What you have to do
Write out the listing, please, but only from its first line through the line containing "lw=2.2, solid_joinstyle='miter', zorder=3)", exactly as given and without pictures.

═════ Collected data ═════

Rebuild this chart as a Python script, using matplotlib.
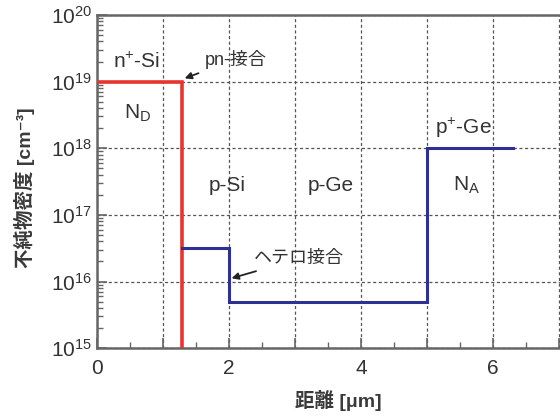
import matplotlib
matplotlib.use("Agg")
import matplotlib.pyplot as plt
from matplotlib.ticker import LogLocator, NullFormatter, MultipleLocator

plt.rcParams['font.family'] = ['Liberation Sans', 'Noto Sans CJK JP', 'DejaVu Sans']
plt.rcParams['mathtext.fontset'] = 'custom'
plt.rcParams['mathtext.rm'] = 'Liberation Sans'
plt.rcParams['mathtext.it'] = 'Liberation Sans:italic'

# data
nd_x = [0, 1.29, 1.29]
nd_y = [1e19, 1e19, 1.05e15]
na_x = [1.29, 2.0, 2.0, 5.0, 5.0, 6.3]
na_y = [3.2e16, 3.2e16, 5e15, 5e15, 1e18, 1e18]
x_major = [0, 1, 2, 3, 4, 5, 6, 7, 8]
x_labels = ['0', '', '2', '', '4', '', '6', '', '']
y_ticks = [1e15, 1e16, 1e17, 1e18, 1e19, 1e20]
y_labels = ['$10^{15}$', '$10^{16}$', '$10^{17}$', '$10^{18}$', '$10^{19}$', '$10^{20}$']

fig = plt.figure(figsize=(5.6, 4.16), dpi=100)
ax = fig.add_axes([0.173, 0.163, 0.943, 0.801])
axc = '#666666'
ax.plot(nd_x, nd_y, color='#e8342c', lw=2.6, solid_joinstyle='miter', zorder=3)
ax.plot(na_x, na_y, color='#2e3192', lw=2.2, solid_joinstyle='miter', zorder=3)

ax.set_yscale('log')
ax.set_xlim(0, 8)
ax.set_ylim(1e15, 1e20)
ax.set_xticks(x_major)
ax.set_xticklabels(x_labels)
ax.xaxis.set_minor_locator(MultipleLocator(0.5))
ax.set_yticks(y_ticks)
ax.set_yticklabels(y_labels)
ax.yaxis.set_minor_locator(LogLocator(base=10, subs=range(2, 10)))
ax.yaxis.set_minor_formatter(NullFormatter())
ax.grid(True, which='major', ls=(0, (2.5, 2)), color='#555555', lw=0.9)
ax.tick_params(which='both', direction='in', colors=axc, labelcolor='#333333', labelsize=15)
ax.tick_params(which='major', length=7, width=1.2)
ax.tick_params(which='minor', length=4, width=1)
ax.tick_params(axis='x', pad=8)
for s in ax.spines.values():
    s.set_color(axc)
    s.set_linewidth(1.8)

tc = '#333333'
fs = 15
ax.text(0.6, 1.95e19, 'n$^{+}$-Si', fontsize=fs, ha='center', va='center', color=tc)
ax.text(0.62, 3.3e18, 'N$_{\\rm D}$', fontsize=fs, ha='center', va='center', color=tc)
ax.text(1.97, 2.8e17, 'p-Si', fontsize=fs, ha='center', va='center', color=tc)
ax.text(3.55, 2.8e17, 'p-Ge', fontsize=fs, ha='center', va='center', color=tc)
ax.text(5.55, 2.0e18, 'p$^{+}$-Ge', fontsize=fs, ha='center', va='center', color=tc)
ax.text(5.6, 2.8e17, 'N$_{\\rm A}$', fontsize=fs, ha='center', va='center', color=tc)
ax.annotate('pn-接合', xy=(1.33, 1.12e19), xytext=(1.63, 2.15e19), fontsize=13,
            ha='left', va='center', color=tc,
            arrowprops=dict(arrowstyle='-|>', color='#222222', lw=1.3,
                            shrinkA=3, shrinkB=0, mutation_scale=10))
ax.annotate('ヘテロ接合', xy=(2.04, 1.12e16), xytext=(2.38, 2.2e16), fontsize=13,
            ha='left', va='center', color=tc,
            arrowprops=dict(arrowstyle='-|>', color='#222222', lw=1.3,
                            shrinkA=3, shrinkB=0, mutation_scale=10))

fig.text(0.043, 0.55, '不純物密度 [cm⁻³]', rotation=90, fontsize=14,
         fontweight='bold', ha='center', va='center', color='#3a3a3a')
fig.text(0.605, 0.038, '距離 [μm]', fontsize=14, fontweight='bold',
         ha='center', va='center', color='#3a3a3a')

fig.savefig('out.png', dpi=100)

═════

Answer to the task
Rebuild this chart as a Python script, using matplotlib.
import matplotlib
matplotlib.use("Agg")
import matplotlib.pyplot as plt
from matplotlib.ticker import LogLocator, NullFormatter, MultipleLocator

plt.rcParams['font.family'] = ['Liberation Sans', 'Noto Sans CJK JP', 'DejaVu Sans']
plt.rcParams['mathtext.fontset'] = 'custom'
plt.rcParams['mathtext.rm'] = 'Liberation Sans'
plt.rcParams['mathtext.it'] = 'Liberation Sans:italic'

# data
nd_x = [0, 1.29, 1.29]
nd_y = [1e19, 1e19, 1.05e15]
na_x = [1.29, 2.0, 2.0, 5.0, 5.0, 6.3]
na_y = [3.2e16, 3.2e16, 5e15, 5e15, 1e18, 1e18]
x_major = [0, 1, 2, 3, 4, 5, 6, 7, 8]
x_labels = ['0', '', '2', '', '4', '', '6', '', '']
y_ticks = [1e15, 1e16, 1e17, 1e18, 1e19, 1e20]
y_labels = ['$10^{15}$', '$10^{16}$', '$10^{17}$', '$10^{18}$', '$10^{19}$', '$10^{20}$']

fig = plt.figure(figsize=(5.6, 4.16), dpi=100)
ax = fig.add_axes([0.173, 0.163, 0.943, 0.801])
axc = '#666666'
ax.plot(nd_x, nd_y, color='#e8342c', lw=2.6, solid_joinstyle='miter', zorder=3)
ax.plot(na_x, na_y, color='#2e3192', lw=2.2, solid_joinstyle='miter', zorder=3)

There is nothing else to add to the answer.